参加していない少年たちは心酔していないのか、勇気が出なかったのか、何かのしがらみで仕方がなかったのか…じっとうつむいて下を向いている様子を見ると、自分の貧しい経験を重ねながらいろいろ考えます。どっちにしても、自分の判断で行動することを求めるのがキーティングの教え方なのだから、ラストでみんなが「せんせいー」と駆け寄ってきたりしたら台無しですね。少年たちが全然成長しておらず、むしろキーティングに支配されていることになってしまうから。「俺は参加しない(できない)」と判断してその通りに振舞った生徒もまた、立派にキーティングの教え子なのでしょう。
それにしても鬼瓦先生、教師の役割は反語的だと思いませんか。教える相手が、できるだけ自分を必要としなくなるようにもっていかなければならないという意味で。
そしてロビン・ウィリアムズさん、『今を生きる』『グッドモーニング・ヴェトナム』、そして『レナードの朝』のあなたは素晴らしかった。人間に失望することの方が圧倒的に多い現実にくじかれ続ける中で、あなたの創造した人間像がどれほど救いになり、糧になったことか…。名優は他にいても、あなたのような人はひとりしかいない。
ほんとうに名残りはつきないけれど、ありがとう、そしてさようなら。

投稿: カーペ・ディエム | 2014年8月12日 (火) 14時53分

カーペ・ディエムさん、ありがとうございます。

ロビン・ウィリアムスの作品は、「グッドモーニング・ベトナム」「いまを生きる」「レナードの朝」「グッド・ウィル・ハンティング」の4つしか見ていません。どれも好きですが、とくに好きなのは、「グッドモーニング・ベトナム」と「いまを生きる」です。おそらく20歳前後のころに見たことが、影響しているのでしょう。

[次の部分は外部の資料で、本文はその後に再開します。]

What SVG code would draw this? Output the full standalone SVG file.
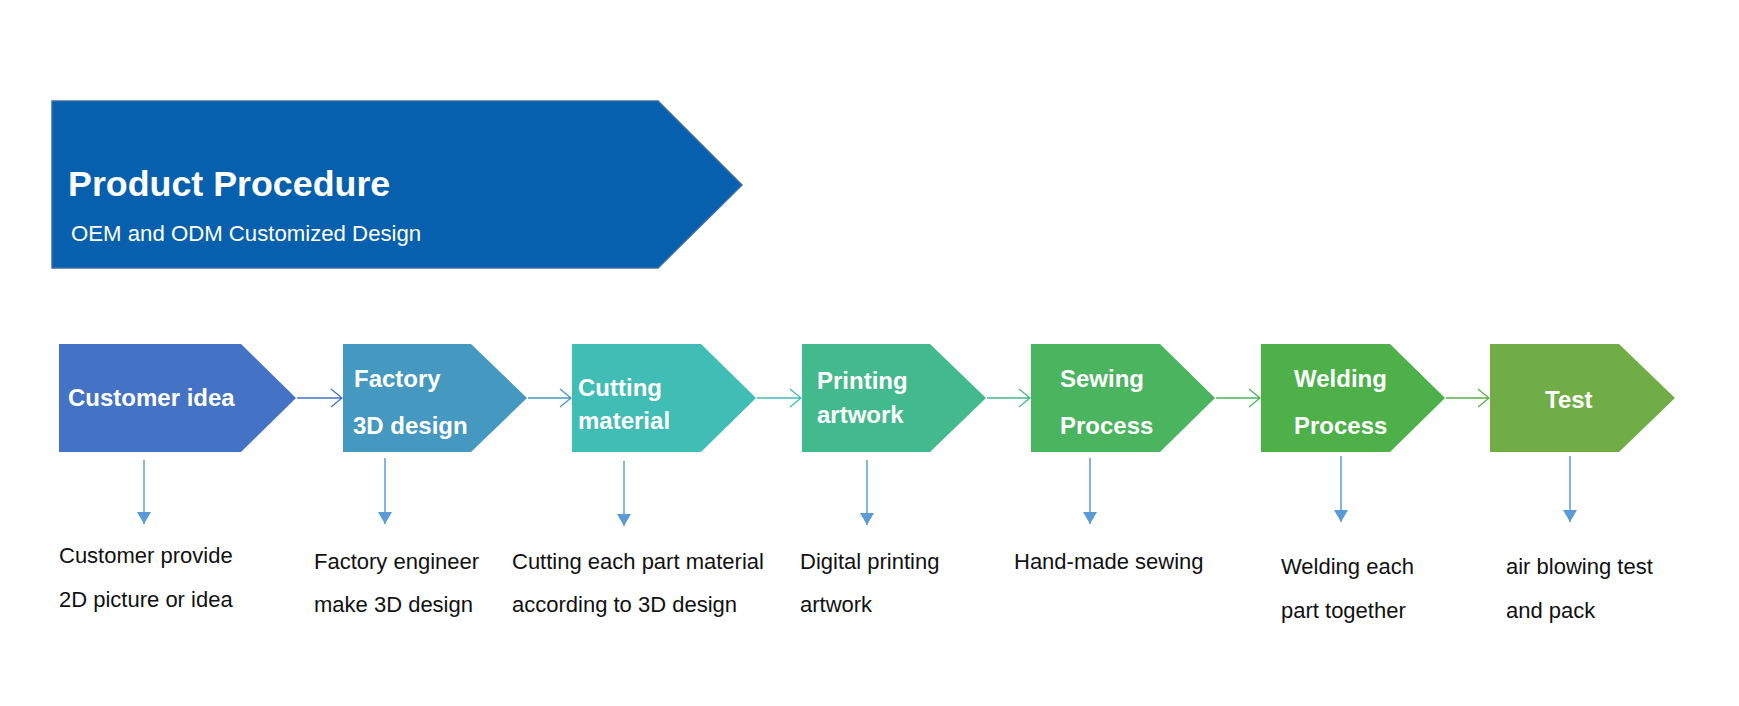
<svg xmlns="http://www.w3.org/2000/svg" width="1739" height="706" viewBox="0 0 1739 706">
<style>
.step{stroke:none}
.lbl{font-family:"Liberation Sans",Arial,sans-serif;font-weight:bold;font-size:24px;fill:#ffffff}
.desc{font-family:"Liberation Sans",Arial,sans-serif;font-size:22px;fill:#111111}
.down{stroke:#5B9BD5;stroke-width:1.5;fill:none}
.hz{stroke-width:1.3;fill:none}
</style>
<defs>
<marker id="tri" viewBox="0 0 12 14" refX="12" refY="7" markerWidth="12" markerHeight="14" markerUnits="userSpaceOnUse" orient="auto">
<path d="M0,0 L12,7 L0,14 Z" fill="#5B9BD5"/>
</marker>
</defs>
<rect width="1739" height="706" fill="#ffffff"/>
<g id="banner">
<polygon points="52,101 658,101 742,185 658,268 52,268" fill="#0660AE" stroke="#3A6FA8" stroke-width="1.5"/>
<text x="68" y="196" font-family="'Liberation Sans',Arial,sans-serif" font-weight="bold" font-size="35.8" fill="#ffffff">Product Procedure</text>
<text x="71" y="241" font-family="'Liberation Sans',Arial,sans-serif" font-size="22.2" fill="#ffffff">OEM and ODM Customized Design</text>
</g>
<g id="step1">
<polygon class="step" points="59,344 241,344 296,398 241,452 59,452" fill="#4472C4"/>
<text class="lbl" x="68" y="406">Customer idea</text>
</g>
<g id="step2">
<polygon class="step" points="343,344 471,344 527,398 471,452 343,452" fill="#4598C0"/>
<text class="lbl" x="354" y="387">Factory</text>
<text class="lbl" x="353" y="434">3D design</text>
</g>
<g id="step3">
<polygon class="step" points="572,344 701,344 756,398 701,452 572,452" fill="#40BDB5"/>
<text class="lbl" x="578" y="396">Cutting</text>
<text class="lbl" x="578" y="429">material</text>
</g>
<g id="step4">
<polygon class="step" points="802,344 930,344 986,398 930,452 802,452" fill="#43BA8D"/>
<text class="lbl" x="817" y="389">Printing</text>
<text class="lbl" x="817" y="423">artwork</text>
</g>
<g id="step5">
<polygon class="step" points="1031,344 1160,344 1215,398 1160,452 1031,452" fill="#4AB45E"/>
<text class="lbl" x="1060" y="387">Sewing</text>
<text class="lbl" x="1060" y="434">Process</text>
</g>
<g id="step6">
<polygon class="step" points="1261,344 1390,344 1445,398 1390,452 1261,452" fill="#4DB049"/>
<text class="lbl" x="1294" y="387">Welding</text>
<text class="lbl" x="1294" y="434">Process</text>
</g>
<g id="step7">
<polygon class="step" points="1490,344 1619,344 1675,398 1619,452 1490,452" fill="#70AD47"/>
<text class="lbl" x="1545" y="408">Test</text>
</g>
<g id="desc1"><text class="desc" x="59" y="563">Customer provide</text><text class="desc" x="59" y="607">2D picture or idea</text></g>
<g id="desc2"><text class="desc" x="314" y="569">Factory engineer</text><text class="desc" x="314" y="612">make 3D design</text></g>
<g id="desc3"><text class="desc" x="512" y="569">Cutting each part material</text><text class="desc" x="512" y="612">according to 3D design</text></g>
<g id="desc4"><text class="desc" x="800" y="569">Digital printing</text><text class="desc" x="800" y="612">artwork</text></g>
<g id="desc5"><text class="desc" x="1014" y="569">Hand-made sewing</text></g>
<g id="desc6"><text class="desc" x="1281" y="574">Welding each</text><text class="desc" x="1281" y="618">part together</text></g>
<g id="desc7"><text class="desc" x="1506" y="574">air blowing test</text><text class="desc" x="1506" y="618">and pack</text></g>
<g id="connectors">
<path class="hz" stroke="#4472C4" d="M297,398 H342 M331,389 L342,398 L331,407"/>
<path class="hz" stroke="#4598C0" d="M528,398 H571 M560,389 L571,398 L560,407"/>
<path class="hz" stroke="#40BDB5" d="M757,398 H801 M790,389 L801,398 L790,407"/>
<path class="hz" stroke="#43BA8D" d="M987,398 H1030 M1019,389 L1030,398 L1019,407"/>
<path class="hz" stroke="#4AB45E" d="M1216,398 H1260 M1249,389 L1260,398 L1249,407"/>
<path class="hz" stroke="#5FAF48" d="M1446,398 H1489 M1478,389 L1489,398 L1478,407"/>
<line class="down" x1="144" y1="460" x2="144" y2="524" marker-end="url(#tri)"/>
<line class="down" x1="385" y1="458" x2="385" y2="524" marker-end="url(#tri)"/>
<line class="down" x1="624" y1="461" x2="624" y2="526" marker-end="url(#tri)"/>
<line class="down" x1="867" y1="460" x2="867" y2="525" marker-end="url(#tri)"/>
<line class="down" x1="1090" y1="458" x2="1090" y2="524" marker-end="url(#tri)"/>
<line class="down" x1="1341" y1="456" x2="1341" y2="522" marker-end="url(#tri)"/>
<line class="down" x1="1570" y1="456" x2="1570" y2="522" marker-end="url(#tri)"/>
</g>
</svg>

前者では「型破りなラジオDJ」を演じ、後者では「型破りな英語教師」を演じました。「型破り」な人間を演じるのが、ロビン・ウィリアムスの真骨頂だったように思います。

でもときどき、僕は思うのです。彼が演じた「型破り」な人間こそが、正論であり、指針なのではないか、ということを。

もし今の社会が、彼の演じた人間をなお「型破り」と評するならば、この社会はまだ未熟の域を脱していないのではないか、と思わずにはいられません。時代はまだ、彼の演じた人間像に追いついていないと、そんなことを感じるのです。

投稿: onigawaragonzou | 2014年8月12日 (火) 22時17分

先日、とある博物館にて、ほぼひとり貸し切り状態で、映画「山びこ学校」を見てきましたが、まさに日本版「今を生きる」ではないかと(ラストは違いますが)。

外に出ればそこが映画ロケ地、という場所で観るというのも新鮮ですね。

なお、展示では文集「きかんしゃ」の本物も飾ってあるのでお見逃しなく。映画の中の小道具との違いを確かめられます。

投稿: こぶぎ成恭 | 2014年11月 5日 (水) 01時27分

私の尊敬する「眼福の先生」は、この地のご出身で、高校までこの地で過ごされました。あるとき、公開されたばかりの映画「山びこ学校」が、そのモデルとなった中学校で上映されるというので、見に行ったそうです。見終わってあたりを見まわしたら、いま見ていた映画の中に出ていた中学生たちがすぐ隣にいてビックリしたと、つい先日、その思い出話をうかがったところでした。

以前に廉価版のDVDを買ったのですが、まだ見ていません。日本版「いまを生きる」を見ないとね。